AVAILABLE DATA —

=======

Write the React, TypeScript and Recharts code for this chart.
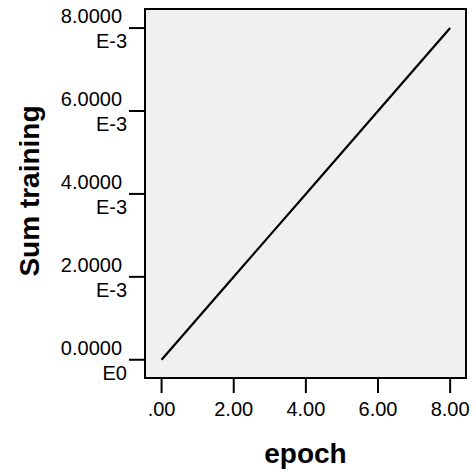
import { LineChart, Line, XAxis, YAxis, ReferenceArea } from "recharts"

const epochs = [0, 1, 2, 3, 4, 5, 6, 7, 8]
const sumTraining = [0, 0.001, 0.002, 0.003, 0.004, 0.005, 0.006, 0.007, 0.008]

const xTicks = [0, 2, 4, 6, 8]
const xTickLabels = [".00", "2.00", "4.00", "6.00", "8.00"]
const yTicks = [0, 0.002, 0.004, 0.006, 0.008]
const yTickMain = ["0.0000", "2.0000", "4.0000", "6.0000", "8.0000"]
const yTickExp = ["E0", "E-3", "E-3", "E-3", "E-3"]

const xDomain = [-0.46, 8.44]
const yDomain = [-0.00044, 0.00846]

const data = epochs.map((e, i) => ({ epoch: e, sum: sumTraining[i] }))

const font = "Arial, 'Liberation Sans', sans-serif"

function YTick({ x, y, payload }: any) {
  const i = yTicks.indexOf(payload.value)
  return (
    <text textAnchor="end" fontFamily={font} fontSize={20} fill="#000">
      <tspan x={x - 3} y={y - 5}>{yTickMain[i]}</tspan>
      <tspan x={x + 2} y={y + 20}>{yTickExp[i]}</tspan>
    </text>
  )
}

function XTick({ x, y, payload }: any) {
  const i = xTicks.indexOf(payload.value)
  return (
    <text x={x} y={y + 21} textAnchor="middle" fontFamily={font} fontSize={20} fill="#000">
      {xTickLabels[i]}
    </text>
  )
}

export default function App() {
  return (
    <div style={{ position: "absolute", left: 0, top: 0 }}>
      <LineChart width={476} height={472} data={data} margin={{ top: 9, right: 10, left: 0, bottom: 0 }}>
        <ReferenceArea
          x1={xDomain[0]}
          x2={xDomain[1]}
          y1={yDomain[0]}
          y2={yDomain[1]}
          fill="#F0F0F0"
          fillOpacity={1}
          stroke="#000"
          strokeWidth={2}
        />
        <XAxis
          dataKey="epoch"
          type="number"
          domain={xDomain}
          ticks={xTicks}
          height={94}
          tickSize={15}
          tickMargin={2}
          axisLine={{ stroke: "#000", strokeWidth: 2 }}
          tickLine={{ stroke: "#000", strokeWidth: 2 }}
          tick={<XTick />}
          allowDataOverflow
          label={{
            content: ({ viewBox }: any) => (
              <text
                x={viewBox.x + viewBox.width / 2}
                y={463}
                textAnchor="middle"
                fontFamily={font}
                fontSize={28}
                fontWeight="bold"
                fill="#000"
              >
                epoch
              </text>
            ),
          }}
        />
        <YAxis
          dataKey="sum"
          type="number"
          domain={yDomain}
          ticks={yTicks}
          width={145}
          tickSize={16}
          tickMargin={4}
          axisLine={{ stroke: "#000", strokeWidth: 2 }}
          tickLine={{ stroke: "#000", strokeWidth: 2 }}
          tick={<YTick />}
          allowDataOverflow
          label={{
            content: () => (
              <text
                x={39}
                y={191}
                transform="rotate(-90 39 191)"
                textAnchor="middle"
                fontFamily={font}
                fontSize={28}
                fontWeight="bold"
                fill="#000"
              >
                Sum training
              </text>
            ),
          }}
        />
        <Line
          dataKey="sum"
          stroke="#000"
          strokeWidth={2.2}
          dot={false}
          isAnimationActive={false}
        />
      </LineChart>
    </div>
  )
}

=======

INSTRUCTIONS TO FOLLOW — Please take the lines from the beginning of the data above through the line holding "0.006, 0.007, 0.008]" and transcribe them exactly, without any pictures.

RESULT OF THIS TASK —
Write the React, TypeScript and Recharts code for this chart.
import { LineChart, Line, XAxis, YAxis, ReferenceArea } from "recharts"

const epochs = [0, 1, 2, 3, 4, 5, 6, 7, 8]
const sumTraining = [0, 0.001, 0.002, 0.003, 0.004, 0.005, 0.006, 0.007, 0.008]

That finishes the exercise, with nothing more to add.